Everything about google is worse today than it was 10 years ago. Does anybody actually want to work there for any reason besides money and resume eyecandy? Google the search is far worse than it was 10 years ago with maximum monetization policies. Advertising / information hoovering is a threat to democracy and perhaps human existence. The fourth estate / newspapers / journalism has been utterly hollowed out. It has directly enabled cartel and monopoly market consolidation. It is the shining example of locking out someone from the internet and providing no human contact for resolution. If it fails to dominate something with its horrid customer service and big brother creepy dominance, it strands people with little warning.

Anyway, have fun at Google I/O 2023 everyone!

Which world is this? I am genuinely interested and trying to be rude
Fitting username. Have an upvote.
Google can pretend they're not IBM, but that doesn't make it true.
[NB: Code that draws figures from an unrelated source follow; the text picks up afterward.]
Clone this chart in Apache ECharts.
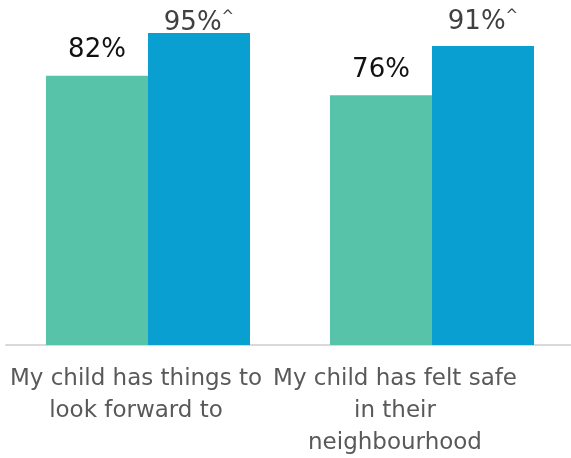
<!DOCTYPE html>
<html>
<head>
<meta charset="utf-8">
<script src="https://cdn.jsdelivr.net/npm/echarts@6/dist/echarts.min.js"></script>
<style>html,body{margin:0;padding:0;background:#fff}#c{width:571px;height:458px}</style>
</head>
<body>
<div id="c"></div>
<script>
var categories = ["My child has things to\nlook forward to", "My child has felt safe\nin their\nneighbourhood"];
var seriesA = [82, 76];
var seriesB = [95, 91];
var suffixB = ["^", "^"];

var chart = echarts.init(document.getElementById('c'), null, {renderer: 'canvas'});
var FONT = 'DejaVu Sans';
var labelShift = [24, 74];

chart.setOption({
  animation: false,
  backgroundColor: '#ffffff',
  grid: {left: 6, right: -3, top: 16.5, bottom: 113, containLabel: false, outerBoundsMode: 'none'},
  xAxis: {
    type: 'category',
    data: categories.map(function (c, i) {
      return {value: c, textStyle: {padding: [0, labelShift[i], 0, 0]}};
    }),
    axisLine: {show: true, lineStyle: {color: '#d9d9d9', width: 2}},
    axisTick: {show: false},
    axisLabel: {
      interval: 0, margin: 18, color: '#595959', hideOverlap: false,
      fontFamily: FONT, fontSize: 23, lineHeight: 32
    }
  },
  yAxis: {type: 'value', min: 0, max: 100, show: false, splitLine: {show: false}},
  series: [
    {
      type: 'bar', data: seriesA, barWidth: 102, barGap: '0%',
      itemStyle: {color: '#57C3A9'},
      label: {
        show: true, position: 'top', distance: 12,
        formatter: '{c}%', color: '#111111', fontFamily: FONT, fontSize: 26
      }
    },
    {
      type: 'bar', barWidth: 102, barGap: '0%',
      data: seriesB.map(function (v, i) {
        return {value: v, label: {distance: i === 0 ? -3 : 11}};
      }),
      itemStyle: {color: '#09A0D1'},
      label: {
        show: true, position: 'top',
        formatter: function (p) { return '{v|' + p.value + '%}{c|' + suffixB[p.dataIndex] + '}'; },
        rich: {
          v: {color: '#404040', fontFamily: FONT, fontSize: 26},
          c: {color: '#404040', fontFamily: FONT, fontSize: 15, verticalAlign: 'top', padding: [0, 0, 6, 0]}
        }
      }
    }
  ]
});
</script>
</body>
</html>
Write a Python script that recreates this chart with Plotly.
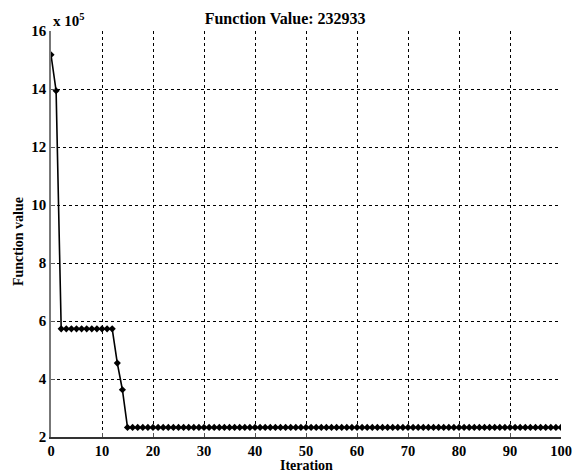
import plotly.graph_objects as go

# Best function value recorded at each iteration of the optimiser
iterations = list(range(0, 101))
function_values = [
    1518000, 1394000,
    573000, 573000, 573000, 573000, 573000, 573000, 573000, 573000, 573000, 573000, 573000,
    455000, 363000,
    232933, 232933, 232933, 232933, 232933, 232933, 232933, 232933, 232933, 232933,
    232933, 232933, 232933, 232933, 232933, 232933, 232933, 232933, 232933, 232933,
    232933, 232933, 232933, 232933, 232933, 232933, 232933, 232933, 232933, 232933,
    232933, 232933, 232933, 232933, 232933, 232933, 232933, 232933, 232933, 232933,
    232933, 232933, 232933, 232933, 232933, 232933, 232933, 232933, 232933, 232933,
    232933, 232933, 232933, 232933, 232933, 232933, 232933, 232933, 232933, 232933,
    232933, 232933, 232933, 232933, 232933, 232933, 232933, 232933, 232933, 232933,
    232933, 232933, 232933, 232933, 232933, 232933, 232933, 232933, 232933, 232933,
    232933, 232933, 232933, 232933, 232933, 232933,
]
scale = 1e5
x_ticks = [0, 10, 20, 30, 40, 50, 60, 70, 80, 90, 100]
y_ticks = [2, 4, 6, 8, 10, 12, 14, 16]

font_family = "Liberation Serif"
label_font = dict(family=font_family, size=14, color="black", weight=700)

fig = go.Figure()
fig.add_trace(go.Scatter(
    x=iterations,
    y=[v / scale for v in function_values],
    mode="lines+markers",
    line=dict(color="black", width=1.6),
    marker=dict(symbol="diamond", size=5.5, color="black"),
    showlegend=False,
))

axis_common = dict(
    showgrid=True,
    gridcolor="black",
    gridwidth=1,
    griddash="3px,3px",
    zeroline=False,
    ticks="inside",
    ticklen=4,
    tickcolor="#555555",
    automargin=False,
)

fig.update_xaxes(
    range=[0, 100],
    tickvals=x_ticks,
    showline=True,
    linecolor="#333333",
    linewidth=1.5,
    tickfont=dict(family=font_family, size=14.5, color="black", weight=700),
    **axis_common,
)
fig.update_yaxes(
    range=[2, 16],
    tickvals=y_ticks,
    showline=True,
    linecolor="#777777",
    linewidth=1.5,
    tickfont=dict(family=font_family, size=15, color="black", weight=700),
    **axis_common,
)

fig.update_layout(
    width=576,
    height=472,
    margin=dict(l=51, r=15, t=31, b=35),
    paper_bgcolor="white",
    plot_bgcolor="white",
    title=dict(
        text="Function Value: %d" % function_values[-1],
        font=dict(family=font_family, size=16, color="black", weight=700),
        xref="container", x=0.495, xanchor="center",
        y=0.96, yanchor="middle",
    ),
    annotations=[
        dict(
            text="x 10<sup>5</sup>",
            xref="paper", yref="paper", x=0.0, y=1.0,
            xanchor="left", yanchor="bottom", showarrow=False,
            font=dict(family=font_family, size=15, color="black", weight=700),
        ),
        dict(
            text="Iteration",
            xref="paper", yref="paper", x=0.5, y=0.0,
            xanchor="center", yanchor="middle", yshift=-28,
            showarrow=False, font=label_font,
        ),
        dict(
            text="Function value",
            xref="paper", yref="paper", x=0.0, y=0.48,
            xanchor="center", yanchor="middle", xshift=-33,
            textangle=-90, showarrow=False, font=label_font,
        ),
    ],
)

fig.write_html("out.html")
Google no longer innovates or launches products of note. They throw ideas at the wall, like spaghetti, and hope things stick.

Perverse incentives create competing products, dead end projects, and invariably everything created winds up getting cancelled.

Google got drunk off of easy search ad revenue. Their founding leadership went off to do zeppelins and politicking. Now that golden goose looks like it may be cooked.

Google had the Bell Labs of AI research, but their ability to build product around it looks a lot more like IBM Watson.

Over the next half decade, their top tier talent will leave and get venture funding to do their own things with their own equity.

> They throw ideas at the wall, like spaghetti, and hope things stick.

Yes, and whether they stick or not, they tear down the wall after 2-3 years because they seemingly still haven’t figured out how to internally incentivize KTLO/running stable products (other than a few flagship ones) rather than building shiny new things.

Did you mean to reply to a different comment? I'm not sure what relevance this has to my comment which you're replying to?
I meant it in response to your comment.

> As a Staff Eng who leads and mentors engineers who live in a world where they have no choice but to use Google SDKs and services, I find many of the developer-focused talks invaluable for getting others in my team up to speed on what's new and what's coming soon.

This sounds identical to IBM developer outreach. Or Ballmer-era Microsoft. Similar straightjackets, captive audience.

We'll see if Google can excite people about AI here, but I'm doubtful.